Par ailleurs, il est de bon aloi de parler d’allégement ou d’annulation de la dette, mais c’est placer de nouveau les Noirs dans le rôle de quémandeurs. C’est aussi oublier qu’en matière de développement, le contrat passé par l’Afrique avec les institutions internationales n’a pas été honoré. Les rapports de post-évaluation attestent que la majorité des projets financés par les banques multilatérales n’ont pas atteint leurs objectifs (11). Or l’emprunt procède d’une transaction financière. Si celle-ci est préjudiciable pour l’une des parties, cette dernière peut – et doit – recourir à la clause d’arbitrage inscrite dans l’accord de prêts pour demander réparation.
Il peut paraître invraisemblable de demander à un otage encore en détention et sans aucun espoir de liberté de traîner ses geôliers devant la justice. Pourtant, il suffirait à un seul pays d’oser pour créer un précédent. Mais pour qu’un dirigeant africain en ait le courage, il doit appartenir à cette catégorie d’individus qui perçoivent le patrimoine de leur pays comme une fortune héritée du passé qu’ils ont la charge de perpétuer, voire d’accroître, au profit des générations futures. Malheureusement, la plupart d’entre eux hypothèquent l’avenir de leurs pays et de leurs peuples pour des dividendes immédiats. Ils attisent les divisions ethniques, manipulent les Constitutions, ont recours à la fraude électorale et adoptent l’improvisation et le pilotage à vue comme méthodes de gouvernement. Ils ont, pour seul souci, leur survie politique et leur maintien au pouvoir.
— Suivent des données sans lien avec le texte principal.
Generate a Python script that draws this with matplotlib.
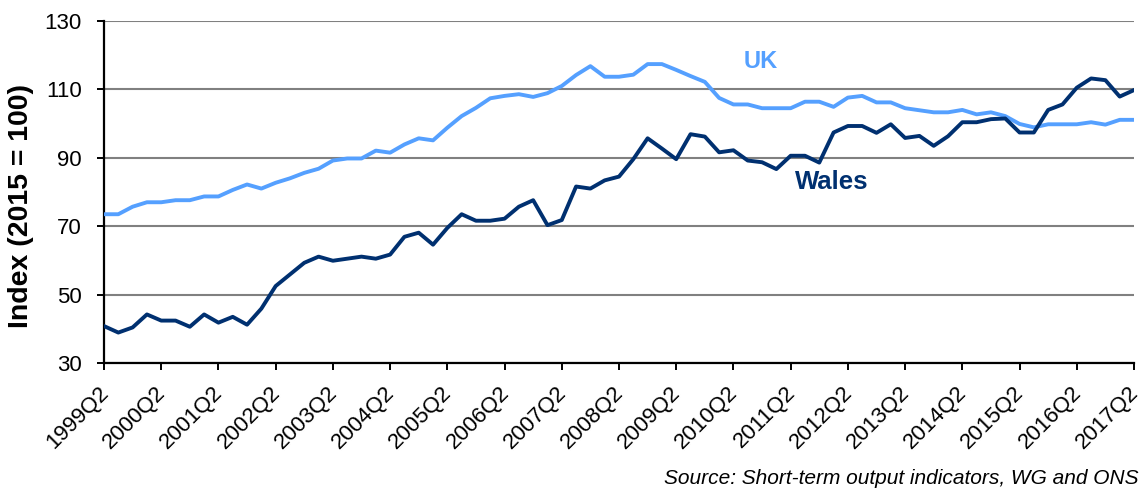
import numpy as np
import matplotlib
matplotlib.use("Agg")
from matplotlib import pyplot as plt
from matplotlib.transforms import ScaledTranslation

plt.rcParams['font.family'] = ['Liberation Sans', 'DejaVu Sans']

# quarterly index values, 1999Q2 to 2017Q2
years = list(range(1999, 2018))
quarters = []
for y in years:
    for q in range(1, 5):
        quarters.append(f"{y}Q{q}")
quarters = quarters[quarters.index("1999Q2"):quarters.index("2017Q2") + 1]

uk = [73.5, 73.5, 75.7, 77.0, 77.0, 77.6, 77.6, 78.7, 78.7, 80.6, 82.2, 81.0,
      82.7, 84.0, 85.6, 86.8, 89.2, 89.8, 89.8, 92.1, 91.5, 93.9, 95.7, 95.1,
      98.8, 102.2, 104.6, 107.4, 108.1, 108.6, 107.8, 108.9, 111.0, 114.2, 116.8, 113.7,
      113.7, 114.3, 117.4, 117.4, 115.7, 113.9, 112.2, 107.5, 105.6, 105.6, 104.5, 104.5,
      104.5, 106.4, 106.4, 104.9, 107.6, 108.1, 106.2, 106.2, 104.5, 103.9, 103.3, 103.3,
      104.0, 102.7, 103.3, 102.2, 99.9, 98.9, 99.8, 99.8, 99.8, 100.4, 99.7, 101.1,
      101.1]

wales = [40.8, 38.9, 40.4, 44.2, 42.4, 42.4, 40.6, 44.2, 41.8, 43.5, 41.2, 45.9,
         52.5, 55.9, 59.3, 61.1, 59.9, 60.5, 61.1, 60.5, 61.7, 66.9, 68.1, 64.6,
         69.5, 73.5, 71.6, 71.6, 72.2, 75.7, 77.6, 70.3, 71.8, 81.6, 81.0, 83.4,
         84.5, 89.6, 95.7, 92.7, 89.6, 96.9, 96.2, 91.6, 92.2, 89.2, 88.7, 86.7,
         90.6, 90.6, 88.6, 97.4, 99.3, 99.3, 97.3, 99.8, 95.8, 96.4, 93.5, 96.3,
         100.4, 100.4, 101.3, 101.5, 97.4, 97.4, 104.0, 105.6, 110.5, 113.2, 112.7, 107.9,
         109.8]

uk_col = "#55a0ff"
wales_col = "#003070"

x = np.arange(len(quarters))

fig = plt.figure(figsize=(11.39, 4.93), dpi=100)
ax = fig.add_axes([104/1139, 1 - 363/493, 1030/1139, 342/493])

ax.plot(x, uk, color=uk_col, lw=2.8, zorder=3)
ax.plot(x, wales, color=wales_col, lw=2.8, zorder=3)

ax.set_xlim(0, len(quarters) - 1)
ax.set_ylim(30, 130)
ax.set_yticks(range(30, 131, 20))
ax.yaxis.grid(True, color="#808080", lw=1.5)
ax.set_axisbelow(True)

ax.set_xticks(x[::4])
ax.set_xticklabels(quarters[::4], rotation=45, ha="right", rotation_mode="anchor")

for s in ["top", "right"]:
    ax.spines[s].set_visible(False)
for s in ["left", "bottom"]:
    ax.spines[s].set_linewidth(1.6)
    ax.spines[s].set_color("black")
ax.tick_params(axis="both", labelsize=16, width=1.4, length=5, color="black")
ax.tick_params(axis="y", pad=11)
ax.tick_params(axis="x", pad=9)
# nudge the slanted labels a little to the left
for lbl in ax.get_xticklabels():
    lbl.set_transform(lbl.get_transform() + ScaledTranslation(-0.06, 0, fig.dpi_scale_trans))

ax.set_ylabel("Index (2015 = 100)", fontsize=20.5, fontweight="bold")
ax.yaxis.set_label_coords(-0.068, 0.459)

ax.text(45.9, 118.1, "UK", color=uk_col, fontsize=17, fontweight="bold", ha="center", va="center")
ax.text(50.9, 83.0, "Wales", color=wales_col, fontsize=18.5, fontweight="bold", ha="center", va="center")

fig.text(1.0, 1 - 478/493, "Source: Short-term output indicators, WG and ONS",
         fontsize=15, style="italic", ha="right", va="center")

plt.savefig("out.png", dpi=100)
Les conséquences, catastrophiques, de cette situation se mesurent à la persistance, voir à l’aggravation des problèmes qui font que les Africains demeurent les “ damnés de la terre ” près de 40 ans après leur accession à l’indépendance (12).
Sanou Mbaye
Notes :
(1) La liste des pays émergents comprend des pays comme l’Argentine, le Brésil, la Chine, Hong Kong, le Mexique, Taiwan, Singapour….
(2) Ibrahim Wade : « Ces puissantes officines qui notent les Etats », Le Monde diplomatique, février 1997.
(3) Les accords de Bretton Woods ? conclus le 22 juillet 1944 entre les quarante-quatre pays, alors membres de l’ONU mais non ratifiés par l’URSS, ont alors créé deux institutions : le FMI et la Banque mondiale.
(4) Lire Colette Braeckman, “ Bataille pour la terre au Zimbabwe ”, Le Monde diplomatique, avril 2002 et Eric Toussaint, “ Briser la spirale infernale de la dette ”, Le monde diplomatique, septembre 1999.
(5) Cf. “ Left out in the cold ”, Financial Times, Londres, 20 mai 1996.
(6) “ Reforms catch the eyes ”, Financial Times, 20 mai 1996.
(7) HSBC’s World Economic Watch, 11 octobre 2001, rapport fondé sur des données fournies par le Bureau d’analyse économique des Etats Unis.
(8) Lire “ Un fonds monétaire africain, pour quoi faire ? ”, Le Monde diplomatique, août 1986.
(9) Lire Sanou Mbaye “ Souhaitable union des économies africaines ”, Le Monde diplomatique, septembre 1995.
(10) Le Nepad est né de la fusion du MAP (Millenium African renaissance programme) des présidents Thabo Mbeki (Afrique du Sud), Abdelaziz Bouteflika (Algérie) et Olusegun Obasanjo (Nigeria) et du plan Oméga du président sénégalais Abdoulaye Wade.
(11) Lire Joseph Stiglitz, “ FMI : la preuve par l’Ethiopie ”, Le Monde diplomatique, avril 2002.
(12) Lire Aminata Traoré, Le Viol de l’imaginaire, Actes Sud-Fayard, Paris, 2002.